Task objective:
All lines from the beginning of the listing through the line with "b_z = 'Test" are to be copied word for word; the pictures are not.
※ ※ ※
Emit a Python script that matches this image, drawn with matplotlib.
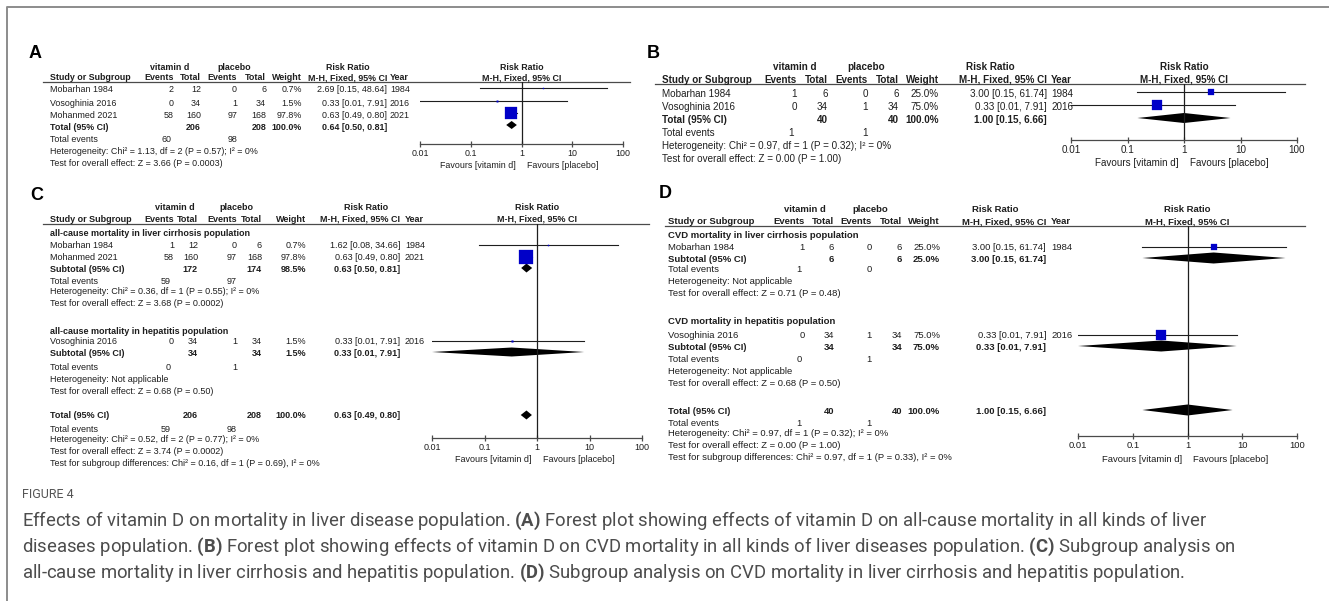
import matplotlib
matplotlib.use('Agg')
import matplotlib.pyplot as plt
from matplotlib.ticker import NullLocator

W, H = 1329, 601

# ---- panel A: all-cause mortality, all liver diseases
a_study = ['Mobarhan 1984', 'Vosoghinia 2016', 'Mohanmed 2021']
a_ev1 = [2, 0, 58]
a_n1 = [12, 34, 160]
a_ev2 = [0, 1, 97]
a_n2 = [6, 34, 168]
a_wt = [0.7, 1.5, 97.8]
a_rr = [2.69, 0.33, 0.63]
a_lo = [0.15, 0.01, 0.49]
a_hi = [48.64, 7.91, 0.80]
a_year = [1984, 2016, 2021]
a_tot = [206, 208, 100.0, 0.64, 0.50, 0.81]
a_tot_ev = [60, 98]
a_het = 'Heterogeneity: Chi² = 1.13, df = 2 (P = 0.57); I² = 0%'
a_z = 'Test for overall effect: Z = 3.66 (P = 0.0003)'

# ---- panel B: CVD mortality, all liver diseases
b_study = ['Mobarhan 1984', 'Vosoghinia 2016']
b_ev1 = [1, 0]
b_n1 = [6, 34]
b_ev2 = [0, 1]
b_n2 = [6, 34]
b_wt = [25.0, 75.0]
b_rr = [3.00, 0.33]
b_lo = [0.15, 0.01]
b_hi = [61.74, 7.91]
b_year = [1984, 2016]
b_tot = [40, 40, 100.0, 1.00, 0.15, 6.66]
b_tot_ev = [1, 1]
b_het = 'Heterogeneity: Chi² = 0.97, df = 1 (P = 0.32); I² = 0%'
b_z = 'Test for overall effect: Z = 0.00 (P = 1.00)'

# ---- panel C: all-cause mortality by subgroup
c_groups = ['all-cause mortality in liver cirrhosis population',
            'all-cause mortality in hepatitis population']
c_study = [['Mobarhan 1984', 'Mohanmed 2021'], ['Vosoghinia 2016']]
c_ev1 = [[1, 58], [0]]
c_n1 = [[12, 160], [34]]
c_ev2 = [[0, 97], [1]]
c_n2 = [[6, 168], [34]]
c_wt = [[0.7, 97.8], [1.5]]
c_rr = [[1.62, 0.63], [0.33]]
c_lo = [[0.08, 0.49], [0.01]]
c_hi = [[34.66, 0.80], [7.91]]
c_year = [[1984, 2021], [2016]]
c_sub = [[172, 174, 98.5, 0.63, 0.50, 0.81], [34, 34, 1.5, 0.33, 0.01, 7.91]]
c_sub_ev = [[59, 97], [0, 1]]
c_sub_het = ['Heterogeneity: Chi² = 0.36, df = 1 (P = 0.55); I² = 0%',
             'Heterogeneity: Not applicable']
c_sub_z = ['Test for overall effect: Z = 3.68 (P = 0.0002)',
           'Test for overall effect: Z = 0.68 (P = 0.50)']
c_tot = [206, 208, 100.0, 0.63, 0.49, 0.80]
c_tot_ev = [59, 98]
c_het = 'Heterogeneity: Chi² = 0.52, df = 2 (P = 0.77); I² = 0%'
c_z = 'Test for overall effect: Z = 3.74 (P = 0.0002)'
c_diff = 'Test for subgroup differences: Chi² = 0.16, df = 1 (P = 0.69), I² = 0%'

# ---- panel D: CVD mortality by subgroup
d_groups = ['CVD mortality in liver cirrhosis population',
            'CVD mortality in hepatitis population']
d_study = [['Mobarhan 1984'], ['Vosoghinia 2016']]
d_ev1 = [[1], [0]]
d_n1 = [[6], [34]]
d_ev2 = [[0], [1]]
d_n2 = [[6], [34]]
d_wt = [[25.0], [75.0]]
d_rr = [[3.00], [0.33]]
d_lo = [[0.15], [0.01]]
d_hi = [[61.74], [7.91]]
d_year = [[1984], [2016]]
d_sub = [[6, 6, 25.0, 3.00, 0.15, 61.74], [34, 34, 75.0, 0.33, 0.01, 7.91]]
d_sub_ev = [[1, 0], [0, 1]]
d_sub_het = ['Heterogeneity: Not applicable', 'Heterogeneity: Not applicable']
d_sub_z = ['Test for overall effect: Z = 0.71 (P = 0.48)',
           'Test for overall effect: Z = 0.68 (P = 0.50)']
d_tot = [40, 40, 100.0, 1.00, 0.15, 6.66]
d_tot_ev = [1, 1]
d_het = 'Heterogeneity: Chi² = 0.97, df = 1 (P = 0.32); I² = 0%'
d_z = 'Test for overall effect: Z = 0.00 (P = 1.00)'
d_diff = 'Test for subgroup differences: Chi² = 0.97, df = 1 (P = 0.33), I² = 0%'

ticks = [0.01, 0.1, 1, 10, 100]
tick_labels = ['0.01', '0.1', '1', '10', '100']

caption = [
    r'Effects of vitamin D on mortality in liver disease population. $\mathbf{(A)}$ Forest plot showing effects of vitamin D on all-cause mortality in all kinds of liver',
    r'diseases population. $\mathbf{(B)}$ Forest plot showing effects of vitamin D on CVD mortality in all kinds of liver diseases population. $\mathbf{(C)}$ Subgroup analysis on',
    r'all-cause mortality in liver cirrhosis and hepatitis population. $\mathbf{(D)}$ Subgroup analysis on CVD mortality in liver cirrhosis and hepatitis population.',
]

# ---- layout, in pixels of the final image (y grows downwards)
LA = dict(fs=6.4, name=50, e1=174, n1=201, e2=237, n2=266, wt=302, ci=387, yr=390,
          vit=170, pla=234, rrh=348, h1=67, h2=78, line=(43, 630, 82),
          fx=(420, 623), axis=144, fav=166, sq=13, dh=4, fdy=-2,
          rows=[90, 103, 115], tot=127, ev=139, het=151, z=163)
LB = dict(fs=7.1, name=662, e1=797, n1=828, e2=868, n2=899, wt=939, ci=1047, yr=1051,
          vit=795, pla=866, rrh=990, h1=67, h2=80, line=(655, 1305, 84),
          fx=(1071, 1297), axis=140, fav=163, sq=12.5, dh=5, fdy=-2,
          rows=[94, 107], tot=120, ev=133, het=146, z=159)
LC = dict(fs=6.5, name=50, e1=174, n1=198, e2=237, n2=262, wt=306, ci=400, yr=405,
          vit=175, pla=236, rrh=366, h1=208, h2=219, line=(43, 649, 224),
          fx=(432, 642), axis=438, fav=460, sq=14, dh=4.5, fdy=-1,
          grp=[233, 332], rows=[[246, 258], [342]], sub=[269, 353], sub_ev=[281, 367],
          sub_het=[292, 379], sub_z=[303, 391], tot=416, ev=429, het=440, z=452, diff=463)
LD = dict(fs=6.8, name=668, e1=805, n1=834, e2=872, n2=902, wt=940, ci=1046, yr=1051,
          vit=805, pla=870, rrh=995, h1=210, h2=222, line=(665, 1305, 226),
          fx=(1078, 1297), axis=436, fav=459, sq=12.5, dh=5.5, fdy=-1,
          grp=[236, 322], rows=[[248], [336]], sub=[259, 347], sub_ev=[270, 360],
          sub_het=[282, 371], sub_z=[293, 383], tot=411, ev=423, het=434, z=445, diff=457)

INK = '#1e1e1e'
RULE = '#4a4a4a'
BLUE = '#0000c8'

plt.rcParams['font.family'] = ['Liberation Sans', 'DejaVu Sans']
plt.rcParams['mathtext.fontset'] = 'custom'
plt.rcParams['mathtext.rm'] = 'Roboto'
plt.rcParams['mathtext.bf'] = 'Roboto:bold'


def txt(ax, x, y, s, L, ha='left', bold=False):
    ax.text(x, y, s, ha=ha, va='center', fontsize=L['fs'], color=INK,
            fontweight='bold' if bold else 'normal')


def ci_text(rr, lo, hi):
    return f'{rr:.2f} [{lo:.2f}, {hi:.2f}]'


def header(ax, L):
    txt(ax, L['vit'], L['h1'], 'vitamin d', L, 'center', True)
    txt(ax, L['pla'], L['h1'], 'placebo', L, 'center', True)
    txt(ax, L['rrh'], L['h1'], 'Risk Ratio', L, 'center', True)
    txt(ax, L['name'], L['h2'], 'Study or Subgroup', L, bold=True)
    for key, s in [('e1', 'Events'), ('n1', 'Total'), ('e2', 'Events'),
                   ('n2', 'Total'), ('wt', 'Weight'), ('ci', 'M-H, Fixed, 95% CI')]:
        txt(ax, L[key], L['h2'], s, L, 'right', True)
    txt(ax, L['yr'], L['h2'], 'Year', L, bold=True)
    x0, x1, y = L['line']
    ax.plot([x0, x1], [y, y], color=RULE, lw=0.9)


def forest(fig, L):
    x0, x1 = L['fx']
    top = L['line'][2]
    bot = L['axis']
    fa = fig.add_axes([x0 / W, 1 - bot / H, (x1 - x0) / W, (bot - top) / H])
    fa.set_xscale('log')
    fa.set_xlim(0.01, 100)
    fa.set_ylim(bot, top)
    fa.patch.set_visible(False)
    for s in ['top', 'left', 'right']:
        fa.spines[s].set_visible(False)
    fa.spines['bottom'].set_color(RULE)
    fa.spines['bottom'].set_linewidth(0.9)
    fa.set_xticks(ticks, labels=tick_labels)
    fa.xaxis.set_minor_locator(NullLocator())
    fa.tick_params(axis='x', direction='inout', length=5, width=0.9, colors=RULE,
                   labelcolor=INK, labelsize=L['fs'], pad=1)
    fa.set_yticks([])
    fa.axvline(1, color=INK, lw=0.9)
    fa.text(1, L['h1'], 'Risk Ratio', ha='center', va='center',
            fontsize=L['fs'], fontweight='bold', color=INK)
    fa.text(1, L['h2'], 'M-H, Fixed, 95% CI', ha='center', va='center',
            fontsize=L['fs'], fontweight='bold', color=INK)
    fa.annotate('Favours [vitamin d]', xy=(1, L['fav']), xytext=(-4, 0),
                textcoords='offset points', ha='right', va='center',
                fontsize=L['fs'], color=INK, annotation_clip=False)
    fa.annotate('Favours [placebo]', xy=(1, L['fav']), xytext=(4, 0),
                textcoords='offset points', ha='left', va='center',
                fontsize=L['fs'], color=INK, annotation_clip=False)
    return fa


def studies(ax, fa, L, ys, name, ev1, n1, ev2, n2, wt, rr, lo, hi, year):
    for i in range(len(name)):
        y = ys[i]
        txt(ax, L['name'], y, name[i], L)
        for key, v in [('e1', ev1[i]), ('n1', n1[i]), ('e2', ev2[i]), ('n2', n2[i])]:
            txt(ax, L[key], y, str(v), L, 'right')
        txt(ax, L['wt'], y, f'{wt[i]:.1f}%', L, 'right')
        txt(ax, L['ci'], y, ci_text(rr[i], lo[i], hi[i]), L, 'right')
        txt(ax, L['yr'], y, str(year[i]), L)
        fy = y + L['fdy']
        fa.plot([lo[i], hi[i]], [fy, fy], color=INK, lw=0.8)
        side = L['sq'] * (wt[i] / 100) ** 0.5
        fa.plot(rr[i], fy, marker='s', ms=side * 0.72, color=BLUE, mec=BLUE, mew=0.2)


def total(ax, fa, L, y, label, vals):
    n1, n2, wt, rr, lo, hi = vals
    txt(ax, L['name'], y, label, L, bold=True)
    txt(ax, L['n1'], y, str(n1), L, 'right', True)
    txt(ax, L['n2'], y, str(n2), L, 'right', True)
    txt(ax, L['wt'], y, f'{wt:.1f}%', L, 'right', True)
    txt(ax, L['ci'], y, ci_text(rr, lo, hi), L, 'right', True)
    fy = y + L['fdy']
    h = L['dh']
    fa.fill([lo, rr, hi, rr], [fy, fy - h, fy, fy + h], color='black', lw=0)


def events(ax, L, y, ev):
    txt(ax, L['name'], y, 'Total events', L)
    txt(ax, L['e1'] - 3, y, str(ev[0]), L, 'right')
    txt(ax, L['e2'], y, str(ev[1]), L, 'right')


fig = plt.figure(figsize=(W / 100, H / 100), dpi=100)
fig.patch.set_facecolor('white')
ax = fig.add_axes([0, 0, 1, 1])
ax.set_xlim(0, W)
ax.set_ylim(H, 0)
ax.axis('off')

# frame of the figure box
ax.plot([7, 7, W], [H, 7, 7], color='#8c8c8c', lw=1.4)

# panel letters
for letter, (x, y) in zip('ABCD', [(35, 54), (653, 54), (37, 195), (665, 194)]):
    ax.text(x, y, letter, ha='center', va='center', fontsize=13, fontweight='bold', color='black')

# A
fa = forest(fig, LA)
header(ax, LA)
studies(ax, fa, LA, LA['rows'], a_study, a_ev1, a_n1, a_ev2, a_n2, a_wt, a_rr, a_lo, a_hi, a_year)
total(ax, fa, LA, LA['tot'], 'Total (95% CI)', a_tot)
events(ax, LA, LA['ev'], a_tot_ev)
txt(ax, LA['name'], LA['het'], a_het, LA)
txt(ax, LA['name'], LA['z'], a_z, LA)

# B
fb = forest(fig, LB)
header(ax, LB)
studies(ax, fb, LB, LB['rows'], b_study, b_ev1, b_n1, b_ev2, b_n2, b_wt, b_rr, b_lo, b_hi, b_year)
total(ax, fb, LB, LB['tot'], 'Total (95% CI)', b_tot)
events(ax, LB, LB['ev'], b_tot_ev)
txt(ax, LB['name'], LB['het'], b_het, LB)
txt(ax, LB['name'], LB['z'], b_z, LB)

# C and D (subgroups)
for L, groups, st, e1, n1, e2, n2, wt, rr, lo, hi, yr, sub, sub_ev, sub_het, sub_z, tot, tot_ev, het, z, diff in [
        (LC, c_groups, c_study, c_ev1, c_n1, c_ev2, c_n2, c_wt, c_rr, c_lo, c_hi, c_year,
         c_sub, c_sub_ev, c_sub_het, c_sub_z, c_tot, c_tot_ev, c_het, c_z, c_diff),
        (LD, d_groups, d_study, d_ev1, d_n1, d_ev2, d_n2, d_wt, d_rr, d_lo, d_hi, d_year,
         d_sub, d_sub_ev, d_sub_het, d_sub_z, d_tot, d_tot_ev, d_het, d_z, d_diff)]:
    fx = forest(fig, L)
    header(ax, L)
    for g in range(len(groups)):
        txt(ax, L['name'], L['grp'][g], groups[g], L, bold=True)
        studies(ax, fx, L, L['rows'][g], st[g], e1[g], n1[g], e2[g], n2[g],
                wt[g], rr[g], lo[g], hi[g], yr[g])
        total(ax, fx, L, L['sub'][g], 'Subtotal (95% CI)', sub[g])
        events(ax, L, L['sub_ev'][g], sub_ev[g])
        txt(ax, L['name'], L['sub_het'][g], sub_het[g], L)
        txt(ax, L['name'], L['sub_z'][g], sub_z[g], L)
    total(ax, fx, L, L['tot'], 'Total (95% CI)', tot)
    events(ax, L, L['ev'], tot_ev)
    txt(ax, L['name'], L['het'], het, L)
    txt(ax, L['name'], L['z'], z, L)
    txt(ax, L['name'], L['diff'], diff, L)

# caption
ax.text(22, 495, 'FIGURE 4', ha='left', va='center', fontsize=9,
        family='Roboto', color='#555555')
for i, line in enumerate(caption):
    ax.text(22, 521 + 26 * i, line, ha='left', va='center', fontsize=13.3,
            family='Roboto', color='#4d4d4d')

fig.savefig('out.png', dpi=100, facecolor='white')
※ ※ ※
Answer for this exercise:
Emit a Python script that matches this image, drawn with matplotlib.
import matplotlib
matplotlib.use('Agg')
import matplotlib.pyplot as plt
from matplotlib.ticker import NullLocator

W, H = 1329, 601

# ---- panel A: all-cause mortality, all liver diseases
a_study = ['Mobarhan 1984', 'Vosoghinia 2016', 'Mohanmed 2021']
a_ev1 = [2, 0, 58]
a_n1 = [12, 34, 160]
a_ev2 = [0, 1, 97]
a_n2 = [6, 34, 168]
a_wt = [0.7, 1.5, 97.8]
a_rr = [2.69, 0.33, 0.63]
a_lo = [0.15, 0.01, 0.49]
a_hi = [48.64, 7.91, 0.80]
a_year = [1984, 2016, 2021]
a_tot = [206, 208, 100.0, 0.64, 0.50, 0.81]
a_tot_ev = [60, 98]
a_het = 'Heterogeneity: Chi² = 1.13, df = 2 (P = 0.57); I² = 0%'
a_z = 'Test for overall effect: Z = 3.66 (P = 0.0003)'

# ---- panel B: CVD mortality, all liver diseases
b_study = ['Mobarhan 1984', 'Vosoghinia 2016']
b_ev1 = [1, 0]
b_n1 = [6, 34]
b_ev2 = [0, 1]
b_n2 = [6, 34]
b_wt = [25.0, 75.0]
b_rr = [3.00, 0.33]
b_lo = [0.15, 0.01]
b_hi = [61.74, 7.91]
b_year = [1984, 2016]
b_tot = [40, 40, 100.0, 1.00, 0.15, 6.66]
b_tot_ev = [1, 1]
b_het = 'Heterogeneity: Chi² = 0.97, df = 1 (P = 0.32); I² = 0%'
b_z = 'Test for overall effect: Z = 0.00 (P = 1.00)'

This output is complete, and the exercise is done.